It's been years since I could have the kind of Christmas joy that takes over your entire being. I've had a lot of upsets in the last decade, making one Christmas after another just not "feel right". This isn't something that should be so complicated, but with life, is it ever anything but that?
I find that this year I have some of the joy coming to light. My husband returns home soon, that will make it seem more like Christmas. My son gets excited at all the items he's seen in the stores and doesn't realize they are in the room next to his, awaiting wrapping paper and a "Ho Ho Ho" from Saint Nick. I'm in a house that I don't need to worry or even think about the neighbours pulling any form of childishness. And soon we'll have the decorations up and bring that holiday sensation to a peak.
So why has it been so difficult the past few years? Well, going through chemotherapy, doctors appointments, physiotherapy, grieving for those that passed away recently, among other things weighs a soul down. Up until recently I haven't had anything lightening the load from my heart, it was always adding. My family, my husband especially, would strengthen me, give me the ability to carry the weight I had been burdened with. Now, I am finally starting to see some weight taken off.

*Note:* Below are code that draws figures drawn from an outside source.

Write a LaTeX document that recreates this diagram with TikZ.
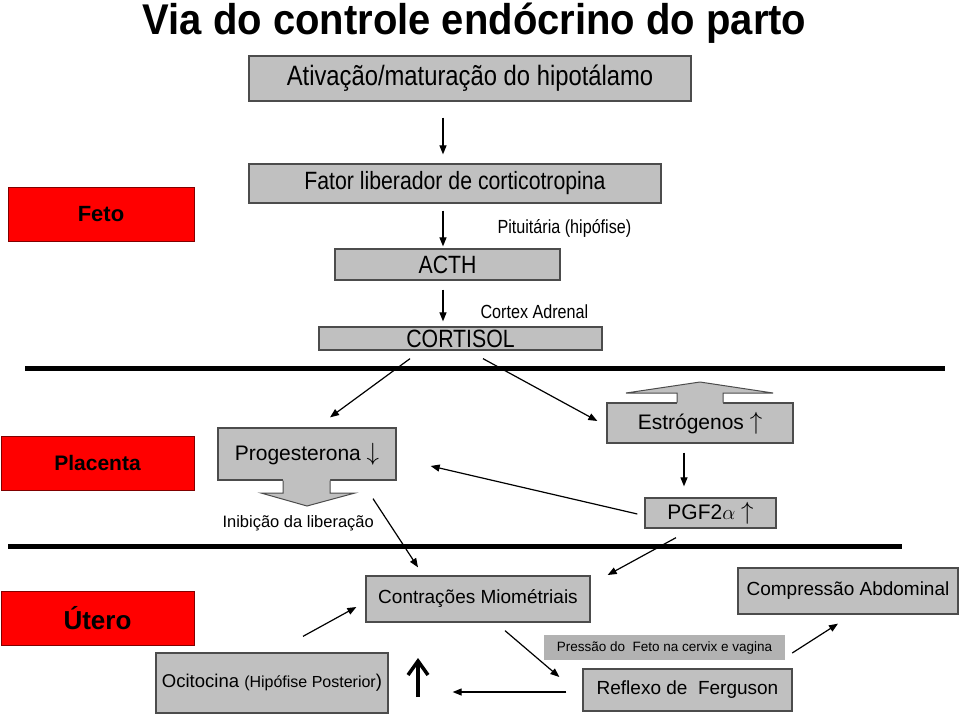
\documentclass[tikz,border=0pt]{standalone}
\usepackage{fontspec}
\setmainfont{Liberation Sans}
\newfontfamily\narrowfont[FakeStretch=0.85]{Liberation Sans}
\newfontfamily\titlefont[FakeStretch=0.93]{Liberation Sans}
\usepackage{tikz}
\usetikzlibrary{arrows.meta,calc}
\usepackage{xcolor}
\definecolor{boxgray}{RGB}{192,192,192}
\definecolor{presgray}{RGB}{178,178,178}
\newcommand{\bigup}{{\fontsize{27}{27}\selectfont\(\uparrow\)}}
\newcommand{\bigdown}{{\fontsize{27}{27}\selectfont\(\downarrow\)}}

\begin{document}
\begin{tikzpicture}[x=1pt,y=-1pt,
			box/.style={draw=black!70, line width=1.3pt, fill=boxgray, inner sep=0pt},
			redbox/.style={draw=black!50!red, line width=1pt, fill=red, inner sep=0pt},
			arr/.style={line width=1.2pt, -{Triangle[length=9pt,width=7pt]}},
			sepline/.style={line width=5pt}]
			\useasboundingbox (0,0) rectangle (960,715);
			% titulo
			\node[anchor=base, font=\titlefont\bfseries\fontsize{43}{43}\selectfont] (title) at (474.5,34) {Via do controle endócrino do parto};
			% eixo hipotalamo - cortisol
			\node[box, minimum width=442pt, minimum height=45pt, font=\narrowfont\fontsize{28}{28}\selectfont] (hipo) at (470,78.5) {Ativação/maturação do hipotálamo};
			\node[box, minimum width=412pt, minimum height=39pt, font=\narrowfont\fontsize{25}{25}\selectfont] (fator) at (455,183.5) {Fator liberador de corticotropina};
			\node[box, minimum width=225pt, minimum height=31pt, font=\narrowfont\fontsize{25}{25}\selectfont] (acth) at (447.5,264.5) {ACTH};
			\node[box, minimum width=283pt, minimum height=23pt, font=\narrowfont\fontsize{25}{25}\selectfont] (cortisol) at (460.5,338.5) {CORTISOL};
			\node[anchor=base west, font=\narrowfont\fontsize{19}{19}\selectfont] (pit) at (494,233) {Pituitária (hipófise)};
			\node[anchor=base west, font=\narrowfont\fontsize{19}{19}\selectfont] (adren) at (477,318) {Cortex Adrenal};
			\draw[arr] ($(hipo.south)+(-27,16)$) -- ($(fator.north)+(-12,-9)$);
			\draw[arr] ($(fator.south)+(-12,7)$) -- ($(acth.north)+(-4.5,-2)$);
			\draw[arr] ($(acth.south)+(-4.5,9)$) -- ($(cortisol.north)+(-17.5,-5)$);
			% orgaos
			\node[redbox, minimum width=186pt, minimum height=54pt, font=\bfseries\fontsize{22}{22}\selectfont] (feto) at (101,214) {Feto};
			\node[redbox, minimum width=193pt, minimum height=54pt, font=\bfseries\fontsize{21}{21}\selectfont] (placenta) at (97.5,463) {Placenta};
			\node[redbox, minimum width=193pt, minimum height=54pt, font=\bfseries\fontsize{26}{26}\selectfont] (utero) at (97.5,618) {Útero};
			% linhas de separacao
			\draw[sepline] (25,368) -- (945,368);
			\draw[sepline] (8,546.5) -- (902,546.5);
			% placenta
			\node[box, minimum width=178pt, minimum height=52pt, font=\fontsize{21}{21}\selectfont] (prog) at (307,454) {Progesterona \bigdown};
			\fill[boxgray] (283,479) -- (283,493) -- (261,493) -- (307,506) -- (355,493) -- (330,493) -- (330,479) -- cycle;
			\draw[black!70, line width=1pt] (283,480.5) -- (283,493) -- (261,493) -- (307,506) -- (355,493) -- (330,493) -- (330,480.5);
			\node[anchor=base west, font=\fontsize{16.5}{16.5}\selectfont] (inib) at (219,527) {Inibição da liberação};
			\node[box, minimum width=186pt, minimum height=40pt, font=\fontsize{21}{21}\selectfont] (estro) at (700,423) {Estrógenos \bigup};
			\fill[boxgray] (677,404) -- (677,393) -- (626,393) -- (700,382) -- (773,393) -- (723,393) -- (723,404) -- cycle;
			\draw[black!70, line width=1pt] (677,402.5) -- (677,393) -- (626,393) -- (700,382) -- (773,393) -- (723,393) -- (723,402.5);
			\node[box, minimum width=131pt, minimum height=30pt, font=\fontsize{21}{21}\selectfont] (pgf) at (710.5,513) {PGF2\(\alpha\) \bigup};
			\draw[arr] ($(cortisol.south)+(-50.5,8)$) -- ($(prog.north)+(23,-10)$);
			\draw[arr] ($(cortisol.south)+(22.5,8)$) -- ($(estro.west)+(-9,-2)$);
			\draw[arr] ($(estro.south)+(-16,9)$) -- ($(pgf.north)+(-26.5,-11)$);
			\draw[arr] ($(pgf.west)+(-7,1)$) -- ($(prog.east)+(34,12)$);
			% utero
			\node[box, minimum width=224pt, minimum height=46pt, font=\fontsize{19}{19}\selectfont] (contr) at (478,599) {Contrações Miométriais};
			\node[box, minimum width=220pt, minimum height=46pt, font=\fontsize{19}{19}\selectfont] (compr) at (848,591) {Compressão Abdominal};
			\node[fill=presgray, minimum width=241pt, minimum height=25pt, inner sep=0pt, font=\fontsize{13.5}{13.5}\selectfont] (pres) at (664.5,647.5) {Pressão do~ Feto na cervix e vagina};
			\node[box, minimum width=209pt, minimum height=42pt, font=\fontsize{19}{19}\selectfont] (reflexo) at (687.5,690) {Reflexo de~ Ferguson};
			\node[box, minimum width=232pt, minimum height=60pt, font=\fontsize{18.5}{18.5}\selectfont] (ocito) at (272,683) {Ocitocina {\fontsize{16}{16}\selectfont(Hipófise Posterior})};
			\coordinate (upfoot) at (418,697);
			\coordinate (uptip) at (418,661);
			\draw[line width=3.5pt] (upfoot) -- ($(uptip)+(0,2)$);
			\draw[line width=3.5pt, line join=miter] ($(uptip)+(-10,14)$) -- (uptip) -- ($(uptip)+(10,14)$);
			\draw[arr] ($(prog.south)+(66,18)$) -- ($(contr.north)+(-60,-8)$);
			\draw[arr] ($(pgf.south)+(-34.5,9)$) -- ($(contr.east)+(17,-24)$);
			\draw[arr] ($(ocito.north)+(31,-16)$) -- ($(contr.west)+(-9,8)$);
			\draw[arr] ($(contr.south)+(27,8)$) -- ($(reflexo.west)+(-23,-13)$);
			\draw[arr] ($(pres.east)+(7,5.5)$) -- ($(compr.south)+(-10,9)$);
			\draw[arr] ($(reflexo.west)+(-16,2)$) -- ($(ocito.east)+(64,9)$);
		\end{tikzpicture}
\end{document}
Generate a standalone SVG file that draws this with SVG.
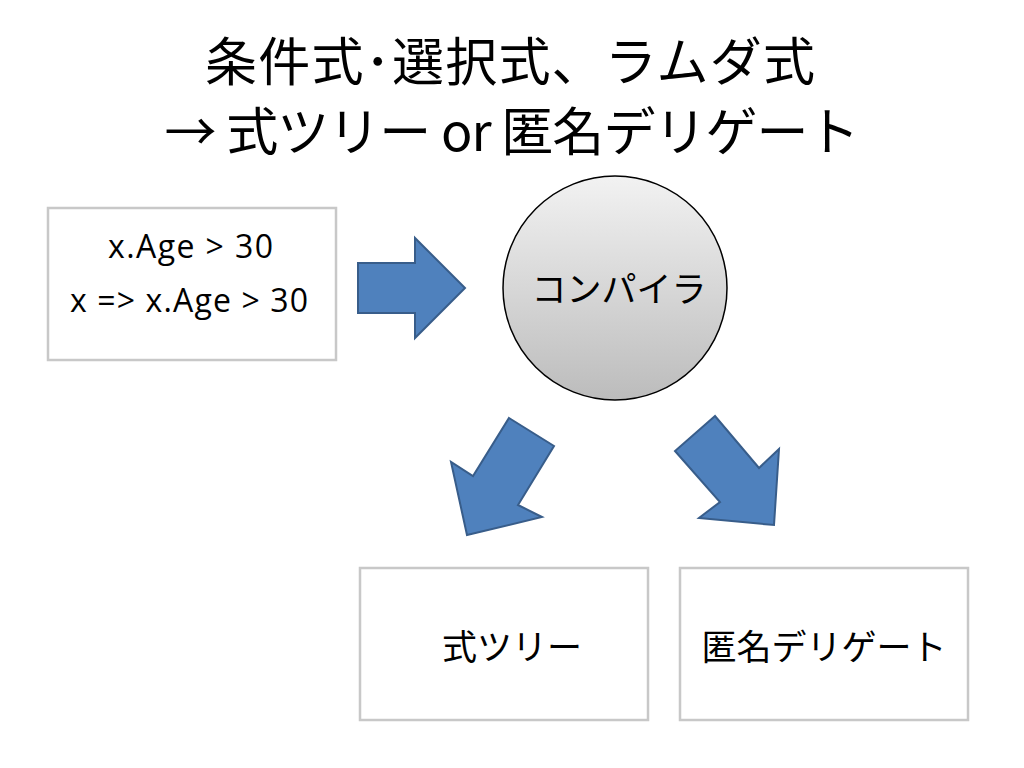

The Christmas feeling isn't something that comes because you see Santa on every corner, or a Nativity scene displayed in every window. It's not snow on the ground, it's not a decorated tree with presents underneath. It's being with people that are honest, truly care for you, love you from their hearts and souls, completely believe in you, and respect you 100%. There's no room for betrayal, one-upsmenship, deceit, or lies in the Christmas feeling. Those actions actually steal from the joy and leave an emptiness in its place. Christmas is a celebration of giving, a celebration of new chances. Christmas is because of the gift God gave the Earth that day. Christmas is a ray of light to brighten the darkness. Christmas is hope. And my hope is happiness.